Sure it does and your not the only one that thinks it looks 'dampish'.


It is still too early to say for sure if rocks have weathering rind from the Martian wind, he said. But, he noted, "We may not have to struggle to look at these rocks because Mars may have cleared them off for us."

Squyres described as "bizarre, really weird" the way in which the crater floor seems to have responded to the dragging of the rover's airbags, which deflated after the lander bounced down onto the surface after being released from its parachute. "I don't understand it," he said. Surface pebbles seem to have been squished into the soil around the lander, which appears like layers of cohesive material. "It looks like mud, but can't be mud. It looks like when it is scrunched, it folds up," said Squyres, who added, "This is something I have never seen before."

www.news.cornell.edu...



Scientists were also surprised by how little the soil was disturbed when Spirit's robotic arm pressed the Moessbauer spectrometer's contact plate directly onto the patch being examined. Microscopic images from before and after that pressing showed almost no change. "I thought it would scrunch down the soil particles," Squyres said. "Nothing collapsed. What is holding these grains together?"

www.sciencedaily.com...



NASA's Opportunity rover sent back new images from Mars showing that small spheres previously found on the surface also exist below, in a trench the rover dug. Hints of salty water were also found in the trench, but much more analysis is needed to learn the true composition.

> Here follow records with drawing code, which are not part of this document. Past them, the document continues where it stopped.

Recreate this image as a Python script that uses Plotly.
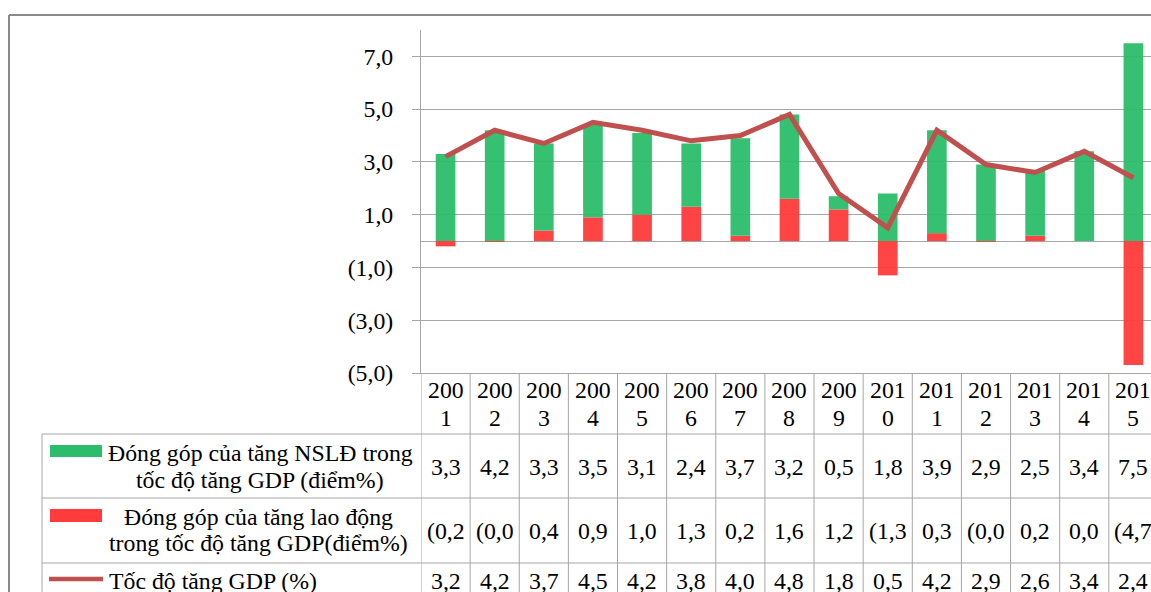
import plotly.graph_objects as go

# ---- data -------------------------------------------------------------
years = ["2001", "2002", "2003", "2004", "2005", "2006", "2007", "2008",
         "2009", "2010", "2011", "2012", "2013", "2014", "2015"]
productivity = [3.3, 4.2, 3.3, 3.5, 3.1, 2.4, 3.7, 3.2, 0.5, 1.8, 3.9, 2.9, 2.5, 3.4, 7.5]
labour = [-0.2, -0.02, 0.4, 0.9, 1.0, 1.3, 0.2, 1.6, 1.2, -1.3, 0.3, -0.02, 0.2, 0.0, -4.7]
gdp_growth = [3.2, 4.2, 3.7, 4.5, 4.2, 3.8, 4.0, 4.8, 1.8, 0.5, 4.2, 2.9, 2.6, 3.4, 2.4]

series_names = [
    ["Đóng góp của tăng NSLĐ trong", "tốc độ tăng GDP (điểm%)"],
    ["Đóng góp của tăng lao động", "trong tốc độ tăng GDP(điểm%)"],
    ["Tốc độ tăng GDP (%)"],
]
y_ticks = [-5, -3, -1, 1, 3, 5, 7]

# ---- style ------------------------------------------------------------
GREEN = "#2BBD6B"
RED = "#FF3B3B"
LINE = "#C0504D"
GRID = "#A6A6A6"
FRAME = "#8A8A8A"
FONT = "Liberation Serif"
FS = 23.8

W, H = 1151, 592
ML, MR, MT, MB = 421, 0, 30, 219
PW, PH = W - ML - MR, H - MT - MB
COL = 49.13  # width of one year column in px


def px(x):
    return (x - ML) / PW


def py(y):
    return (H - MB - y) / PH


def fmt(v, close=True):
    s = f"{abs(v):.1f}".replace(".", ",")
    if v < 0:
        # the narrow data-table column clips the closing parenthesis
        return "(" + s + (")" if close else "")
    return s


n = len(years)
idx = list(range(n))

fig = go.Figure()
fig.add_trace(go.Bar(x=idx, y=labour, marker=dict(color=RED, line=dict(width=0)),
                     opacity=0.95, name="".join(series_names[1])))
fig.add_trace(go.Bar(x=idx, y=productivity, marker=dict(color=GREEN, line=dict(width=0)),
                     opacity=0.95, name="".join(series_names[0])))
fig.add_trace(go.Scatter(x=idx, y=gdp_growth, mode="lines",
                         line=dict(color=LINE, width=5), name=series_names[2][0]))

shapes = []
annotations = []


def hline(x0, x1, y, color=GRID, width=1, xref="paper"):
    shapes.append(dict(type="line", xref=xref, yref="paper",
                       x0=x0, x1=x1, y0=py(y), y1=py(y),
                       line=dict(color=color, width=width)))


def vline(x, y0, y1, color=GRID, width=1, xref="paper"):
    shapes.append(dict(type="line", xref=xref, yref="paper",
                       x0=x, x1=x, y0=py(y0), y1=py(y1),
                       line=dict(color=color, width=width)))


def text(x, y, s, xref="paper", xanchor="center"):
    annotations.append(dict(x=x, y=py(y), xref=xref, yref="paper", text=s,
                            showarrow=False, xanchor=xanchor, yanchor="middle",
                            font=dict(family=FONT, size=FS, color="black")))


# data table: column dividers at year boundaries
for i in range(n + 1):
    vline(i - 0.5, 373, H + 5, xref="x")
# row dividers
for y in (434, 498, 563):
    hline(px(42), 1.05, y)
vline(px(42), 434, H + 5)

# year headers, split across two lines
for i, yr in enumerate(years):
    text(i, 390, yr[:3], xref="x")
    text(i, 418, yr[3:], xref="x")

# values
for i in idx:
    text(i, 467, fmt(productivity[i]), xref="x")
    text(i, 531, fmt(labour[i], close=False), xref="x")
    text(i, 581, fmt(gdp_growth[i]), xref="x")

# legend keys inside the table
shapes.append(dict(type="rect", xref="paper", yref="paper", x0=px(50), x1=px(102),
                   y0=py(457), y1=py(445), fillcolor=GREEN, line=dict(width=0)))
shapes.append(dict(type="rect", xref="paper", yref="paper", x0=px(50), x1=px(102),
                   y0=py(522), y1=py(509), fillcolor=RED, line=dict(width=0)))
shapes.append(dict(type="line", xref="paper", yref="paper", x0=px(49), x1=px(103),
                   y0=py(579), y1=py(579), line=dict(color=LINE, width=4.5)))

text(px(260), 453, series_names[0][0])
text(px(260), 480, series_names[0][1])
text(px(258), 517, series_names[1][0])
text(px(258), 543, series_names[1][1])
text(px(107), 581, series_names[2][0], xanchor="left")

# outer chart frame
hline(px(9), 1.01, 15, color=FRAME, width=2)
vline(px(9), 15, H + 5, color=FRAME, width=2)

fig.update_layout(
    width=W, height=H,
    margin=dict(l=ML, r=MR, t=MT, b=MB, pad=0),
    plot_bgcolor="white", paper_bgcolor="white",
    barmode="relative", bargap=0.6,
    showlegend=False,
    shapes=shapes, annotations=annotations,
    font=dict(family=FONT, size=FS, color="black"),
    xaxis=dict(range=[-0.5, -0.5 + PW / COL], showgrid=False, zeroline=False,
               showticklabels=False, ticks="", showline=True, linecolor=GRID,
               linewidth=1, fixedrange=True),
    yaxis=dict(range=[-5, 8], tickvals=y_ticks, ticktext=[fmt(v) for v in y_ticks],
               showgrid=True, gridcolor=GRID, gridwidth=1,
               zeroline=True, zerolinecolor=GRID, zerolinewidth=1,
               showline=True, linecolor=GRID, linewidth=1,
               ticks="outside", ticklen=8, tickcolor=GRID,
               ticklabelstandoff=14,
               tickfont=dict(family=FONT, size=FS, color="black"), fixedrange=True),
)

fig.write_html("out.html")
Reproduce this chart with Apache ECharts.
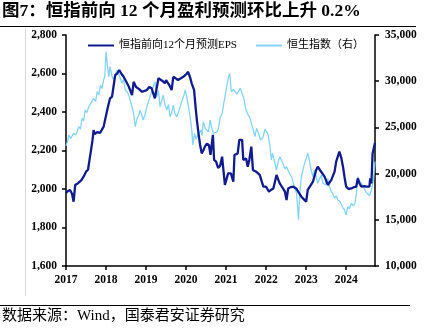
<!DOCTYPE html>
<html><head><meta charset="utf-8">
<script src="https://cdn.jsdelivr.net/npm/echarts@6/dist/echarts.min.js"></script>
<style>html,body{margin:0;padding:0;background:#fff}#c{width:430px;height:333px}</style>
</head><body><div id="c"></div>
<script>
const titleText = '图7：恒指前向 12 个月盈利预测环比上升 0.2%';
const sourceText = '数据来源：Wind，国泰君安证券研究';
const epsName = '恒指前向12个月预测EPS';
const hsiName = '恒生指数（右）';
const yearTicks = [2017, 2018, 2019, 2020, 2021, 2022, 2023, 2024];

const epsX = [2017.00,2017.05,2017.10,2017.15,2017.19,2017.21,2017.23,2017.30,2017.38,2017.44,2017.50,2017.55,2017.60,2017.66,2017.69,2017.72,2017.78,2017.85,2017.94,2018.03,2018.10,2018.15,2018.19,2018.23,2018.28,2018.33,2018.38,2018.44,2018.50,2018.57,2018.65,2018.69,2018.75,2018.82,2018.90,2019.02,2019.08,2019.14,2019.22,2019.28,2019.31,2019.35,2019.42,2019.47,2019.50,2019.58,2019.64,2019.68,2019.74,2019.80,2019.87,2019.93,2020.00,2020.05,2020.10,2020.14,2020.20,2020.24,2020.27,2020.31,2020.35,2020.39,2020.43,2020.47,2020.52,2020.57,2020.61,2020.67,2020.70,2020.75,2020.80,2020.85,2020.90,2020.93,2020.97,2021.05,2021.12,2021.18,2021.21,2021.29,2021.33,2021.40,2021.43,2021.50,2021.54,2021.58,2021.63,2021.67,2021.75,2021.84,2021.93,2022.00,2022.07,2022.12,2022.18,2022.26,2022.30,2022.34,2022.40,2022.47,2022.51,2022.55,2022.62,2022.68,2022.75,2022.80,2022.88,2022.95,2023.00,2023.04,2023.10,2023.17,2023.25,2023.29,2023.34,2023.38,2023.46,2023.54,2023.63,2023.71,2023.75,2023.83,2023.88,2023.92,2023.96,2024.00,2024.06,2024.13,2024.20,2024.25,2024.29,2024.33,2024.38,2024.45,2024.50,2024.58,2024.60,2024.63,2024.66,2024.72];
const epsValues = [1979,1990,1995,1975,1934,1940,2021,2030,2045,2064,2090,2100,2168,2250,2306,2285,2295,2291,2324,2410,2471,2480,2470,2592,2600,2618,2600,2583,2560,2531,2488,2557,2530,2520,2505,2514,2530,2523,2471,2540,2575,2566,2560,2549,2566,2540,2514,2583,2575,2566,2575,2583,2595,2609,2580,2549,2514,2420,2358,2289,2230,2185,2200,2220,2235,2229,2177,2281,2151,2142,2110,2120,2168,2159,2021,2081,2081,2038,2177,2185,2255,2255,2151,2159,2116,2151,2220,2099,2090,2073,2012,2012,1986,1995,2003,2073,2050,2029,2010,1986,1943,2003,2010,2012,2003,1986,1960,1945,1934,1995,2015,2038,2099,2116,2100,2090,2064,2021,2047,2090,2142,2194,2160,2116,2060,2012,2000,2003,2010,2012,2055,2030,2012,2015,2012,2012,2055,2029,2185,2240];

const hsiX = [2017.00,2017.04,2017.07,2017.12,2017.19,2017.25,2017.32,2017.36,2017.40,2017.44,2017.48,2017.52,2017.57,2017.62,2017.69,2017.74,2017.78,2017.82,2017.86,2017.90,2017.94,2017.97,2018.00,2018.04,2018.07,2018.10,2018.15,2018.19,2018.24,2018.28,2018.34,2018.40,2018.44,2018.48,2018.53,2018.57,2018.61,2018.65,2018.69,2018.73,2018.78,2018.82,2018.85,2018.93,2018.97,2019.02,2019.06,2019.10,2019.14,2019.18,2019.22,2019.25,2019.27,2019.31,2019.35,2019.39,2019.43,2019.47,2019.52,2019.56,2019.60,2019.64,2019.68,2019.72,2019.77,2019.83,2019.89,2019.94,2019.98,2020.02,2020.06,2020.10,2020.14,2020.17,2020.21,2020.25,2020.29,2020.33,2020.37,2020.40,2020.43,2020.48,2020.52,2020.56,2020.60,2020.64,2020.68,2020.72,2020.76,2020.80,2020.85,2020.90,2020.93,2021.00,2021.06,2021.09,2021.13,2021.18,2021.22,2021.27,2021.30,2021.35,2021.40,2021.45,2021.49,2021.55,2021.60,2021.63,2021.68,2021.72,2021.76,2021.80,2021.86,2021.92,2021.97,2022.02,2022.05,2022.10,2022.13,2022.16,2022.20,2022.26,2022.30,2022.34,2022.40,2022.43,2022.47,2022.51,2022.55,2022.59,2022.64,2022.68,2022.72,2022.76,2022.79,2022.81,2022.84,2022.88,2022.92,2022.96,2023.04,2023.08,2023.12,2023.17,2023.21,2023.25,2023.29,2023.33,2023.38,2023.42,2023.48,2023.54,2023.58,2023.63,2023.67,2023.71,2023.75,2023.79,2023.84,2023.88,2023.92,2023.96,2024.00,2024.04,2024.08,2024.13,2024.18,2024.22,2024.26,2024.29,2024.33,2024.38,2024.42,2024.46,2024.50,2024.54,2024.58,2024.63,2024.68,2024.72];
const hsiValues = [23000,23500,24177,23800,24360,24200,25075,24800,25985,25700,26880,26600,27240,27600,28150,27800,28870,28500,29590,29200,30130,30500,33200,31500,30490,31570,30500,30130,30800,31210,30500,29770,30200,29050,28800,28510,27800,27240,26500,25075,26000,26340,26880,25800,26300,27240,27800,28320,28900,29400,29950,29000,28320,29000,27240,27900,28500,27500,26880,27500,26160,26600,27420,26500,26160,26900,27780,28400,29050,28200,27240,26160,24800,23100,24360,23700,24180,24400,24720,24100,25620,24900,25075,24500,25800,25000,24360,24200,24500,24720,26000,26500,27300,29050,30490,30850,28870,29100,29050,28600,28690,29230,28700,28000,27000,26340,25985,25440,24700,24000,24900,24500,23640,23900,24800,24500,24200,22800,21470,22200,21500,20390,21300,21830,21300,21110,20500,20750,20300,20390,19600,18950,18300,17870,16200,15000,17870,19660,19800,21110,22200,21470,20500,19660,20390,19700,18950,19400,19840,18950,18800,19480,18600,18040,17800,17330,17600,17150,17000,16790,16300,16070,15520,16430,16200,16790,16500,16790,18000,19660,19200,18950,18600,18400,18000,17870,17600,18230,19300,21290];

const epsData = epsX.map((x, i) => [x, epsValues[i]]);
const hsiData = hsiX.map((x, i) => [x, hsiValues[i]]);

const serif = "'Liberation Serif','Times New Roman','Noto Sans CJK SC',serif";
const cjk = "'Liberation Serif','Noto Sans CJK SC',serif";
const fmt = v => String(v).replace(/\B(?=(\d{3})+(?!\d))/g, ',');

const chart = echarts.init(document.getElementById('c'), null, {renderer: 'canvas'});
chart.setOption({
  animation: false,
  backgroundColor: '#fff',
  grid: {left: 66, right: 55, top: 35, bottom: 67, containLabel: false},
  legend: {
    left: 87, top: 40, padding: 0, itemGap: 18, itemWidth: 26, itemHeight: 10,
    itemStyle: {opacity: 0, borderWidth: 0},
    textStyle: {fontFamily: cjk, fontSize: 11, color: '#000'},
    data: [epsName, hsiName]
  },
  graphic: [
    {type: 'text', left: 2, top: 3, style: {text: titleText, font: "bold 17.5px " + cjk, fill: '#000'}},
    {type: 'rect', shape: {x: 0, y: 26, width: 416, height: 1}, style: {fill: '#000'}},
    {type: 'rect', shape: {x: 25, y: 28, width: 1, height: 268}, style: {fill: '#d8d8d8'}},
    {type: 'rect', shape: {x: 0, y: 305, width: 410, height: 1}, style: {fill: '#000'}},
    {type: 'text', left: 2, top: 309, style: {text: sourceText, font: "15px " + cjk, fill: '#000'}}
  ],
  xAxis: {
    type: 'value', min: 2017, max: 2024.72, interval: 1,
    axisLine: {lineStyle: {color: '#000', width: 1.5}},
    axisTick: {show: true, length: 4, lineStyle: {color: '#000', width: 1.5}},
    splitLine: {show: false},
    axisLabel: {margin: 8, fontFamily: serif, fontWeight: 'bold', fontSize: 11.5, color: '#000',
      showMaxLabel: false,
      formatter: v => Math.abs(v - Math.round(v)) < 1e-6 ? String(Math.round(v)) : ''}
  },
  yAxis: [
    {type: 'value', min: 1600, max: 2800, interval: 200, position: 'left',
     axisLine: {show: true, lineStyle: {color: '#000', width: 1.5}},
     axisTick: {show: true, length: 4, lineStyle: {color: '#000', width: 1.5}},
     splitLine: {show: false},
     axisLabel: {margin: 9, fontFamily: serif, fontWeight: 'bold', fontSize: 11.5, color: '#000', formatter: fmt}},
    {type: 'value', min: 10000, max: 35000, interval: 5000, position: 'right',
     axisLine: {show: true, lineStyle: {color: '#000', width: 1.5}},
     axisTick: {show: true, length: 4, lineStyle: {color: '#000', width: 1.5}},
     splitLine: {show: false},
     axisLabel: {margin: 10, fontFamily: serif, fontWeight: 'bold', fontSize: 11.5, color: '#000', formatter: fmt}}
  ],
  series: [
    {name: hsiName, type: 'line', yAxisIndex: 1, data: hsiData, symbol: 'none',
     lineStyle: {color: '#84D4F5', width: 1.3}, itemStyle: {color: '#84D4F5'}, z: 2},
    {name: epsName, type: 'line', yAxisIndex: 0, data: epsData, symbol: 'none',
     lineStyle: {color: '#0F1B8E', width: 2.3}, itemStyle: {color: '#0F1B8E'}, z: 3}
  ]
});
</script></body></html>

Meanwhile Opportunity's twin rover, Spirit, is about to dig a trench of its own in order to investigate soil that sticks to its wheels, suggesting the fine-grained material might be moist.

In a press conference today, officials said the soil at both locations could contain small amounts of water mixed with salt in a brine that can exist in liquid form at very low temperatures...Water is the main thing scientists are searching for at Mars, because all life as we know it requires liquid water...

www.space.com...



AM: In the corner of the Pancam image, where the airbag appears to have scraped along the ground, there's a rock - I think it's a rock - that Steve Squyres said looked "mud-like."

NC (Nathalie Cabrol): We all said that. When we looked at that we said, It's mud-like. But that's just looking at a picture. We still don't know its composition. The thing is that this material seems to be cohesive, to look like mud. It's going to be very interesting to find out its composition.

I'm thrilled because when you look at it, you can see a patch that has been removed by the scraping. It has been flipped over, but it's still sticking to the rock. This is probably something we haven't seen anywhere else on Mars, and it's going to be really interesting to look at it more closely.

Is there any moisture in this? We don't know. Is there some salt, and we're seeing particles sticking together? Once again, we're just in awe, and looking at strange things that look like things we know on Earth. It doesn't mean that they are.

www.astrobio.net...



Can anyone else confirm what I'm looking at? Is it a light and shadow thing or does the top soil undergoe some type of "bleaching"/fading?


So as you can see they see it but are doing their damnest not to 'presume' that it might in fact be exactly what it looks like. This is the type of science that gets done , or in fact not done, these days and it's no surprise that 'we' 'officially' still don't know if there is life on Mars THIRTY YEARS after they first sent test equipment. At this rate of 'exploration' i would be dead and buried before they 'officially' admitted the blatantly obvious!